The-Hummingbird-s-Cage(66)



This time, I not only lacked the nerve, but the material as well.

That night I sat in the rocking chair in my room and opened the notebook Olin had given me—I’d been using it as a journal, after many failed attempts at poetry. Apparently Yeats no longer had the power of inspiration over me. Or I was no longer a likely vessel.

I came to the notebook that night with fresh purpose and not a little desperation, but with the same result: after a good hour, the page was still empty. There was nothing for it. Words weren’t failing me—I was failing them.

I slapped the notebook closed, capped my pen and returned it to the nightstand, the blank page just another white flag of surrender. Tomorrow I would withdraw from the reading. The decision came as a relief.

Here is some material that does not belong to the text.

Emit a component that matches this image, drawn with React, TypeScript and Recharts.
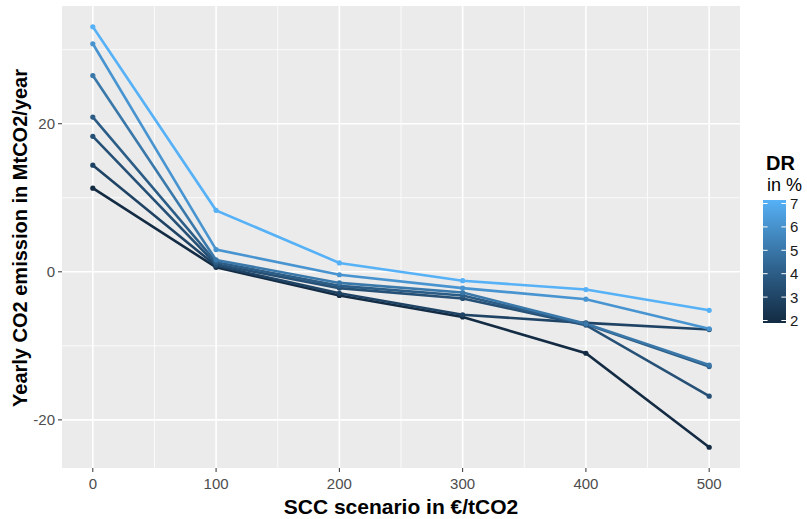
import React from "react";
import { LineChart, Line, XAxis, YAxis, CartesianGrid } from "recharts";

const SCC = [0, 100, 200, 300, 400, 500];
const DR_VALUES = [2, 3, 3.5, 4, 5, 6, 7];
const EMISSIONS_DR2 = [11.3, 0.6, -3.2, -6.1, -11.0, -23.7];
const EMISSIONS_DR3 = [14.4, 0.8, -2.9, -5.8, -6.9, -7.8];
const EMISSIONS_DR35 = [18.3, 1.0, -2.2, -3.6, -7.2, -16.8];
const EMISSIONS_DR4 = [20.9, 1.3, -1.9, -3.2, -7.1, -12.8];
const EMISSIONS_DR5 = [26.5, 1.6, -1.5, -2.8, -7.0, -12.6];
const EMISSIONS_DR6 = [30.8, 3.0, -0.4, -2.2, -3.7, -7.7];
const EMISSIONS_DR7 = [33.1, 8.3, 1.2, -1.2, -2.4, -5.2];
const SERIES = [
  EMISSIONS_DR2,
  EMISSIONS_DR3,
  EMISSIONS_DR35,
  EMISSIONS_DR4,
  EMISSIONS_DR5,
  EMISSIONS_DR6,
  EMISSIONS_DR7,
];
const X_TICKS = [0, 100, 200, 300, 400, 500];
const X_MINOR = [50, 150, 250, 350, 450];
const Y_TICKS = [-20, 0, 20];
const Y_MINOR = [-10, 10, 30];
const LEGEND_TICKS = [2, 3, 4, 5, 6, 7];

const LOW = "#132B43";
const HIGH = "#56B1F7";
const FONT = "'Liberation Sans', Arial, sans-serif";

function hexToLab(hex: string) {
  const n = parseInt(hex.slice(1), 16);
  const c = [(n >> 16) & 255, (n >> 8) & 255, n & 255].map((v) => {
    const s = v / 255;
    return s <= 0.04045 ? s / 12.92 : Math.pow((s + 0.055) / 1.055, 2.4);
  });
  const X = (0.4124564 * c[0] + 0.3575761 * c[1] + 0.1804375 * c[2]) / 0.95047;
  const Y = 0.2126729 * c[0] + 0.7151522 * c[1] + 0.072175 * c[2];
  const Z = (0.0193339 * c[0] + 0.119192 * c[1] + 0.9503041 * c[2]) / 1.08883;
  const f = (t: number) => (t > 0.008856 ? Math.cbrt(t) : 7.787 * t + 16 / 116);
  const fx = f(X), fy = f(Y), fz = f(Z);
  return [116 * fy - 16, 500 * (fx - fy), 200 * (fy - fz)];
}

function labToHex(lab: number[]) {
  const fy = (lab[0] + 16) / 116;
  const fx = fy + lab[1] / 500;
  const fz = fy - lab[2] / 200;
  const inv = (f: number) => (f * f * f > 0.008856 ? f * f * f : (f - 16 / 116) / 7.787);
  const X = inv(fx) * 0.95047, Y = inv(fy), Z = inv(fz) * 1.08883;
  const lin = [
    3.2404542 * X - 1.5371385 * Y - 0.4985314 * Z,
    -0.969266 * X + 1.8760108 * Y + 0.041556 * Z,
    0.0556434 * X - 0.2040259 * Y + 1.0572252 * Z,
  ];
  return (
    "#" +
    lin
      .map((v) => {
        const s = v <= 0.0031308 ? 12.92 * v : 1.055 * Math.pow(v, 1 / 2.4) - 0.055;
        const k = Math.max(0, Math.min(255, Math.round(s * 255)));
        return k.toString(16).padStart(2, "0");
      })
      .join("")
  );
}

const LAB_LOW = hexToLab(LOW);
const LAB_HIGH = hexToLab(HIGH);
function colorFor(v: number) {
  const t = (v - 2) / 5;
  return labToHex(LAB_LOW.map((l, i) => l + (LAB_HIGH[i] - l) * t));
}

const data = SCC.map((x, i) => {
  const row: Record<string, number> = { scc: x };
  DR_VALUES.forEach((dr, k) => {
    row["dr" + dr] = SERIES[k][i];
  });
  return row;
});

const BAR_X = 763;
const BAR_W = 23;
const BAR_TOP = 200;
const BAR_BOTTOM = 323;
const tickY = (v: number) => 320.5 - (v - 2) * 23.4;

export default function App() {
  const stops = Array.from({ length: 21 }, (_, i) => i / 20);
  return (
    <div
      style={{
        position: "absolute",
        left: 0,
        top: 0,
        width: 807,
        height: 519,
        background: "#fff",
        fontFamily: FONT,
      }}
    >
      <LineChart
        width={807}
        height={519}
        data={data}
        margin={{ top: 6, right: 67, bottom: 0, left: 0 }}
      >
        <CartesianGrid
          fill="#EBEBEB"
          stroke="#FFFFFF"
          strokeWidth={0.8}
          horizontalValues={Y_MINOR}
          verticalValues={X_MINOR}
        />
        <CartesianGrid
          stroke="#FFFFFF"
          strokeWidth={1.6}
          horizontalValues={Y_TICKS}
          verticalValues={X_TICKS}
        />
        <XAxis
          dataKey="scc"
          type="number"
          domain={[-25, 525]}
          ticks={X_TICKS}
          height={51}
          tickSize={4}
          tickMargin={6}
          axisLine={false}
          tickLine={{ stroke: "#333333", strokeWidth: 1 }}
          tick={{ fill: "#4D4D4D", fontSize: 15, fontFamily: FONT }}
          allowDataOverflow
        />
        <YAxis
          type="number"
          domain={[-26.5, 35.9]}
          ticks={Y_TICKS}
          width={62}
          tickSize={4}
          tickMargin={3}
          axisLine={false}
          tickLine={{ stroke: "#333333", strokeWidth: 1 }}
          tick={{ fill: "#4D4D4D", fontSize: 15, fontFamily: FONT }}
          allowDataOverflow
        />
        {DR_VALUES.map((dr) => (
          <Line
            key={dr}
            dataKey={"dr" + dr}
            type="linear"
            stroke={colorFor(dr)}
            strokeWidth={2.6}
            dot={{ r: 2.6, fill: colorFor(dr), stroke: "none" }}
            activeDot={false}
            isAnimationActive={false}
          />
        ))}
      </LineChart>
      <svg
        width={807}
        height={519}
        style={{ position: "absolute", left: 0, top: 0, pointerEvents: "none" }}
      >
        <text
          x={401}
          y={514}
          textAnchor="middle"
          fontSize={21}
          fontWeight="bold"
          fill="#000"
          fontFamily={FONT}
        >
          SCC scenario in €/tCO2
        </text>
        <text
          transform="translate(27,238) rotate(-90)"
          textAnchor="middle"
          fontSize={20}
          fontWeight="bold"
          fill="#000"
          fontFamily={FONT}
        >
          Yearly CO2 emission in MtCO2/year
        </text>
        <defs>
          <linearGradient id="drgrad" x1="0" y1="1" x2="0" y2="0">
            {stops.map((s) => (
              <stop key={s} offset={s} stopColor={colorFor(2 + 5 * s)} />
            ))}
          </linearGradient>
        </defs>
        <text x={766} y={170} fontSize={20} fontWeight="bold" fill="#000" fontFamily={FONT}>
          DR
        </text>
        <text x={767} y={191} fontSize={18} fill="#000" fontFamily={FONT}>
          in %
        </text>
        <rect x={BAR_X} y={BAR_TOP} width={BAR_W} height={BAR_BOTTOM - BAR_TOP} fill="url(#drgrad)" />
        {LEGEND_TICKS.map((v) => (
          <g key={v}>
            <line x1={BAR_X} x2={BAR_X + 4.6} y1={tickY(v)} y2={tickY(v)} stroke="#fff" strokeWidth={1} />
            <line
              x1={BAR_X + BAR_W - 4.6}
              x2={BAR_X + BAR_W}
              y1={tickY(v)}
              y2={tickY(v)}
              stroke="#fff"
              strokeWidth={1}
            />
            <text x={790} y={tickY(v) + 5.5} fontSize={15} fill="#1A1A1A" fontFamily={FONT}>
              {v}
            </text>
          </g>
        ))}
      </svg>
    </div>
  );
}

And a vague sting of disappointment.

Over the years I’d grown keenly aware of risk, and adept at avoiding it. The risk here, it occurred to me, wasn’t in standing before a roomful of strangers to read my own work. It wasn’t even the struggle to find my own voice.

It was finding out if I had anything worth listening to in the first place.

And the only one who could determine that was me.

I looked down at the notebook in my lap. I opened the cover and leafed through the pages—the journaling I’d been doing nearly every day since I’d received it. The pages already filled with words.

My words.


*

By the night of the reading, I had two poems in hand. If I wasn’t ready, I was at least resolved.

Jessie enlisted a girl from town to sit with Laurel; then Olin washed and waxed the old Ford pickup he stored in the barn and drove Jessie and me to town. He opened the pub’s heavy oak door and I hesitated in the doorway until Jessie did just as Terri would have, and urged me inside.

The Parting Glass was a series of small cozy rooms strung together, and it was just as I imagined an old pub should be—coal fires and pipe smoke, beamed ceilings, odd recesses and crooked corners.

“There you are!”

It was Jean near the entrance, checking names off a clipboard. “Your table’s in the second room, through the archway,” she said. “Name’s on the placard. Simon’s already there.”

Then she broke into a broad, dimpled smile. She had tiny round teeth, barely bigger than seed pearls.

“Who else is reading?” I asked.

“Only seven tonight. Don’t look so worried—people at these things are ready to like everything they hear. You’re”—she consulted the clipboard—“sixth up.”

Through the archway, the second room was much larger than the first. One side was lined with booths, and on the side opposite was a small stage and podium. In between were tables, nearly all of them occupied. Bree and Reuben called out from one of them.

“How wonderful,” said Bree. “You’re a poet.”

“That remains to be seen,” I said.

“Jean says you’re good.”

How would Jean know any such thing? I hadn’t written these poems until a few days ago, and she’d never read them.

Jessie tapped my arm. “Honey, we’re off to say hello to Liz and Molly. Meet you at the table.”

The sisters Liz and Molly were there, with Liz’s husband, Faro, from the general store and a second man I’d never seen before. He was lively and middle-aged, dressed in a brown suit with a windowpane pattern and wide lapels. He had an infectious laugh—head thrown back, Adam’s apple bobbing. From the way Molly was smiling at him, eyes glistening, she was clearly smitten.

So this was George, from Bristol.

Simon was sitting at a corner booth. In front of him was a tall beer, and at his side was a young woman, unreasonably pretty, her blond hair pinned back on either side to fall in a soft wave to her shoulders. She was leaning toward him, her pink lips moving. Then they were both smiling, as if at some shared joke.

“That’s your table,” said Bree, watching me.

I hadn’t thought much about Simon attending the reading tonight. Still, when Jean had mentioned him, it hadn’t been a surprise. Part of me had expected him to be here, as a gesture of support.

I just hadn’t expected him to bring a date.

I’d never thought of Simon with a woman. Certainly Jessie and Olin had never mentioned him seeing anyone. Not even casually. Maybe this was someone new in Morro. Newer than me. Or maybe she’d had her eye on him for a while now and was finally making progress.

Had she been up to his cabin yet? Gone for rides in his pickup? Cooked him dinner? Shared pastry under the stars? Had he invited her to the pub because I’d turned him down?